Był także wykonawcą kilku akcji likwidacyjnych. 15 stycznia 1943 r. zastrzelił zdrajcę volksdeutscha Ludwika Herberta w jego mieszkaniu na Saskiej Kępie. 6 maja 1943 r. na ulicy Polnej był uczestnikiem zamachu na funkcjonariusza Gestapo Herberta Schultza.
"Rozmawiał nieraz ze mną o swoich pracach - dodawał Józef Zawadzki -
na ogół jednak w formie bardzo ogólnikowej, nie chwalił się nigdy żadnymi swymi wyczynami, nie wspominał nigdy o otrzymaniu Krzyża Walecznych (...). Tadeusz bardzo ciężko znosił śmierć swych przyjaciół i to nie tylko ze względu na ból, jaki mu sprawiła ich strata; ciążyło mu, że oni zginęli, a on żyje. (...) Dojrzewało w nim przekonanie, że zginąć musi, mimo wyjątkowego, jakby się zdawało, szczęścia".

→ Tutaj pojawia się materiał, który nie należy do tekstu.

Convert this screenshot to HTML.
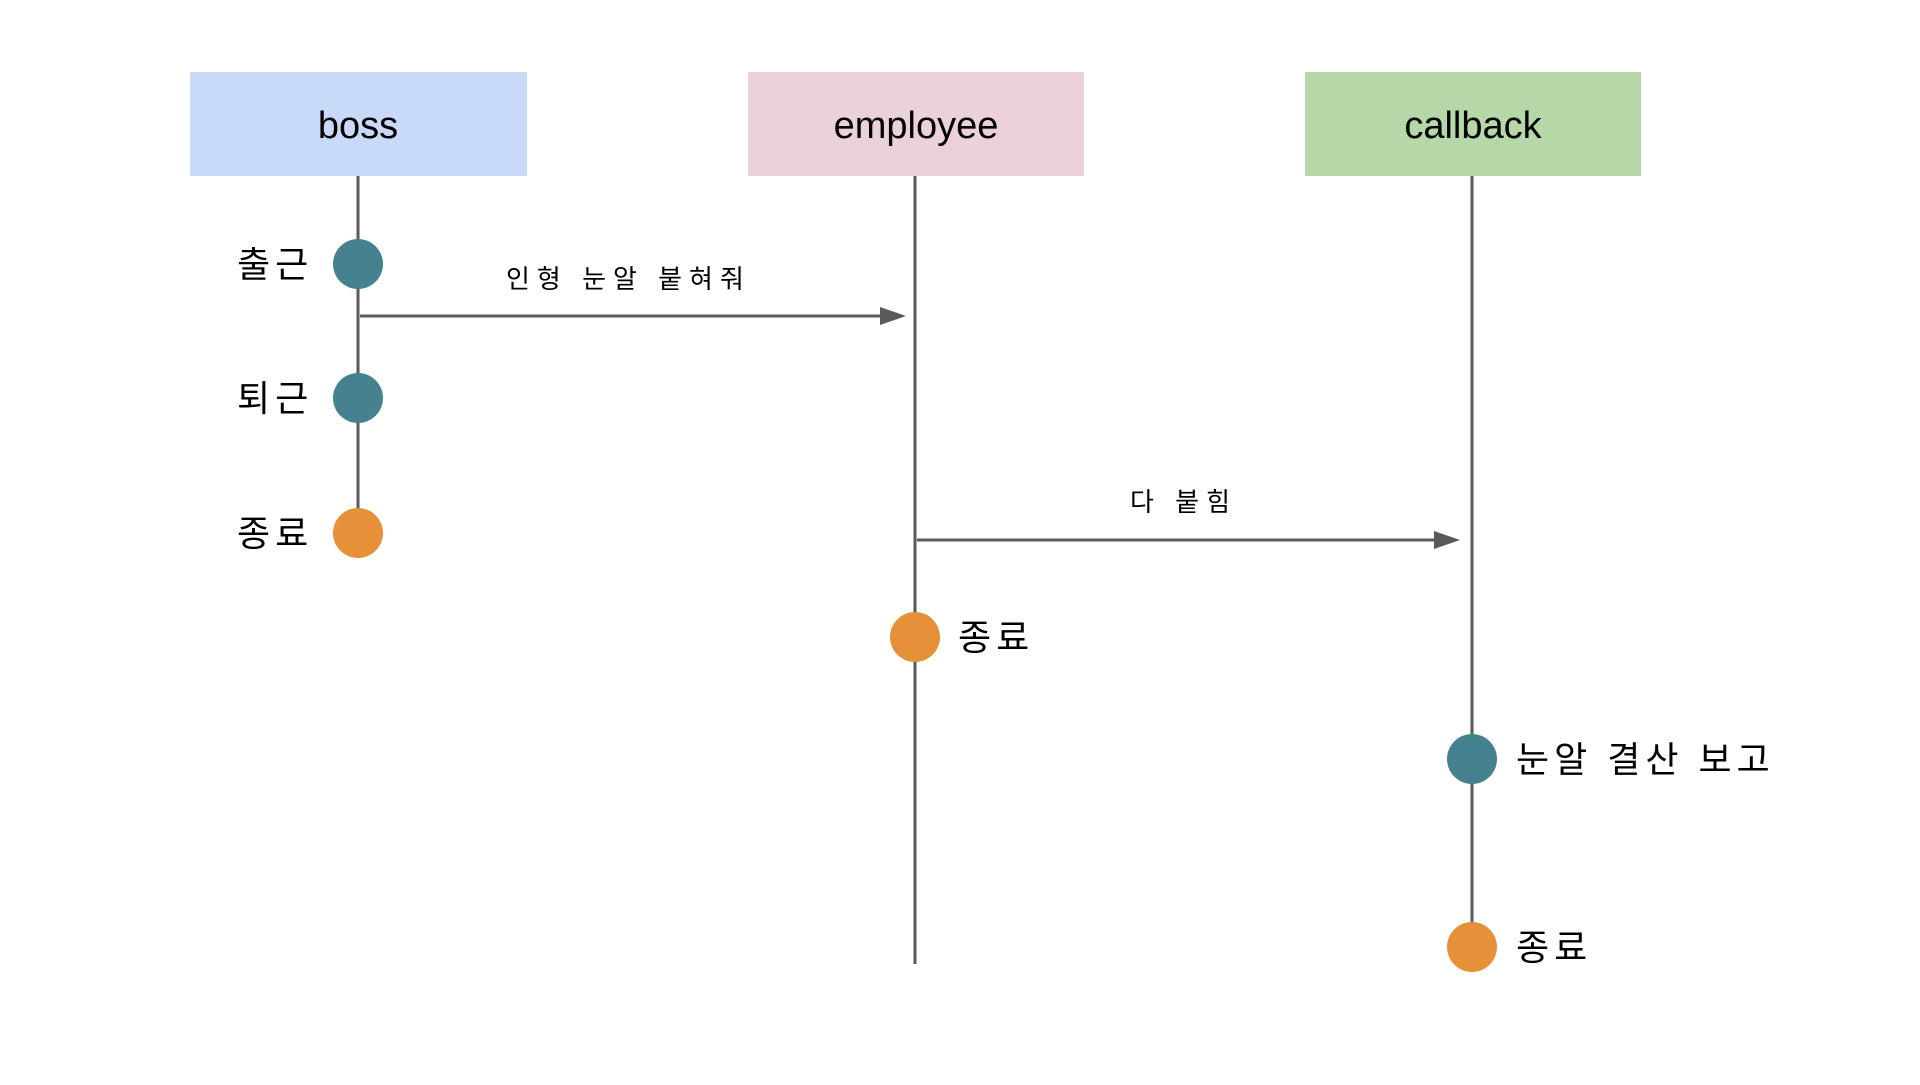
<!DOCTYPE html>
<html><head><meta charset="utf-8"><style>
body{margin:0;background:#fff;}
svg text{font-family:"Liberation Sans","Noto Sans CJK KR","NanumGothic",sans-serif;}
</style></head><body>
<svg width="1920" height="1080" viewBox="0 0 1920 1080" xmlns="http://www.w3.org/2000/svg">
<rect x="190" y="72" width="337" height="104" fill="#c9daf8"/>
<rect x="748" y="72" width="336" height="104" fill="#ead1dc"/>
<rect x="1305" y="72" width="336" height="104" fill="#b6d7a8"/>
<g font-size="38" fill="#000" text-anchor="middle">
<text x="358" y="138">boss</text>
<text x="916" y="138">employee</text>
<text x="1473" y="138">callback</text>
</g>
<g stroke="#595959" stroke-width="3">
<line x1="358" y1="176" x2="358" y2="533"/>
<line x1="915" y1="176" x2="915" y2="964"/>
<line x1="1472" y1="176" x2="1472" y2="947"/>
<line x1="360" y1="316" x2="890" y2="316"/>
<line x1="917" y1="540" x2="1444" y2="540"/>
</g>
<polygon points="880,307 906,316 880,325" fill="#595959"/>
<polygon points="1434,531 1460,540 1434,549" fill="#595959"/>
<g fill="#45818e">
<circle cx="358" cy="264" r="25"/>
<circle cx="358" cy="398" r="25"/>
<circle cx="1472" cy="759" r="25"/>
</g>
<g fill="#e69138">
<circle cx="358" cy="533" r="25"/>
<circle cx="915" cy="637" r="25"/>
<circle cx="1472" cy="947" r="25"/>
</g>
<g font-size="36" fill="#000" letter-spacing="5">
<text x="237" y="277">출근</text>
<text x="237" y="411">퇴근</text>
<text x="237" y="546">종료</text>
<text x="958" y="650">종료</text>
<text x="1516" y="772">눈알 결산 보고</text>
<text x="1516" y="960">종료</text>
</g>
<g font-size="26" fill="#000" letter-spacing="7">
<text x="506" y="288">인형 눈알 붙혀줘</text>
<text x="1130" y="511">다 붙힘</text>
</g>
</svg>
</body></html>
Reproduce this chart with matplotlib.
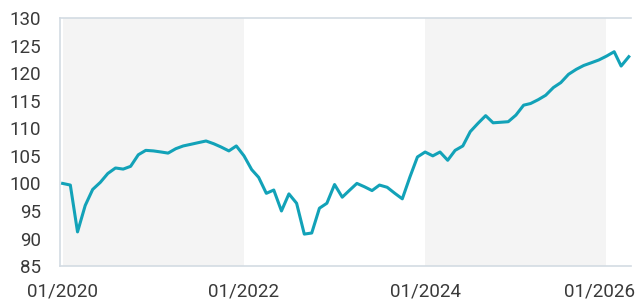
import pandas as pd
import matplotlib
matplotlib.use('Agg')
import matplotlib.pyplot as plt
import matplotlib.dates as mdates
import matplotlib.transforms as mtransforms

plt.rcParams['font.family'] = ['Roboto', 'DejaVu Sans']

# monthly index values, 01/2020 .. 04/2026
dates = pd.date_range('2020-01-01', periods=76, freq='MS')
values = [100.0, 99.7, 91.2, 96.0, 98.9, 100.2, 101.8, 102.8, 102.6, 103.1, 105.2, 106.0,
          105.9, 105.7, 105.5, 106.3, 106.8, 107.1, 107.4, 107.7, 107.2, 106.6, 105.9, 106.8,
          105.0, 102.5, 101.1, 98.2, 98.8, 95.0, 98.1, 96.4, 90.8, 91.0, 95.5, 96.4,
          99.8, 97.5, 98.7, 100.0, 99.4, 98.7, 99.7, 99.3, 98.2, 97.2, 101.2, 104.8,
          105.7, 105.0, 105.7, 104.2, 106.0, 106.8, 109.4, 110.9, 112.3, 111.0, 111.1, 111.2,
          112.4, 114.2, 114.5, 115.2, 116.0, 117.4, 118.3, 119.8, 120.7, 121.4, 121.9, 122.4,
          123.1, 123.9, 121.3, 123.0]
shaded = [('2020-01-01', '2022-01-01'), ('2024-01-01', '2026-01-01')]
xticks = ['2020-01-01', '2022-01-01', '2024-01-01', '2026-01-01']
yticks = list(range(85, 131, 5))

fig = plt.figure(figsize=(6.4, 3.02), dpi=100)
ax = fig.add_axes([0.094, 0.119, 0.892, 0.821])

for a, b in shaded:
    ax.axvspan(pd.Timestamp(a), pd.Timestamp(b), color='#f4f4f4', lw=0, zorder=0)

ax.plot(dates, values, color='#12a2b8', lw=2.2, zorder=3)

ax.set_ylim(85, 130)
ax.set_yticks(yticks)
ax.set_xlim(pd.Timestamp('2019-12-22'), pd.Timestamp('2026-04-10'))
ax.set_xticks([pd.Timestamp(t) for t in xticks])
ax.xaxis.set_major_formatter(mdates.DateFormatter('%m/%Y'))

for s in ['left', 'bottom', 'top']:
    ax.spines[s].set_color('#d3dbe3')
    ax.spines[s].set_linewidth(1.2)
ax.spines['right'].set_visible(False)
ax.tick_params(length=0, labelsize=13.5, colors='#3a3a3a')
ax.tick_params(axis='x', pad=12)
ax.tick_params(axis='y', pad=14)

# nudge last label so it stays inside the figure
last = ax.get_xticklabels()[-1]
last.set_transform(last.get_transform() + mtransforms.ScaledTranslation(-5/72, 0, fig.dpi_scale_trans))

fig.savefig('out.png', dpi=100)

Zginął 20 sierpnia 1943 r. podczas ataku na strażnicę w Sieczychach koło Wyszkowa, na granicy między Generalnym Gubernatorstwem a polskimi ziemiami włączonymi do Rzeszy.
Komendant Warszawskiej Chorągwi Szarych Szeregów Stefan Mirowski "Bolesław Prawdzic" w rozkazie wydanym po śmierci Tadeusza Zawadzkiego pisał:
"Dh. Hm. Kajman - Komendant Grup Szturmowych Wisły nie żyje. Zginął śmiercią zwykłego żołnierza, choć żołnierzem był niezwykłym. Łączył w sobie wysoki talent organizacyjny i rzadko spotykany realizm pracy z nieprzeciętnym poziomem ideowym. Na tych cechach swojego charakteru budował i tworzył nowy styl pracy wojskowej i harcerskiej. W uznaniu niepospolitych walorów osobistych żołnierza i dowódcy odznaczony Krzyżem Walecznych i awansowany na podporucznika".
Tadeusz Zawadzki odznaczony był Orderem Virtuti Militari V klasy oraz dwukrotnie Krzyżem Walecznych.
Jego pseudonimem "Zośka" nazwano utworzony 1 września 1943 r. batalion harcerski, złożony z członków Grup Szturmowych.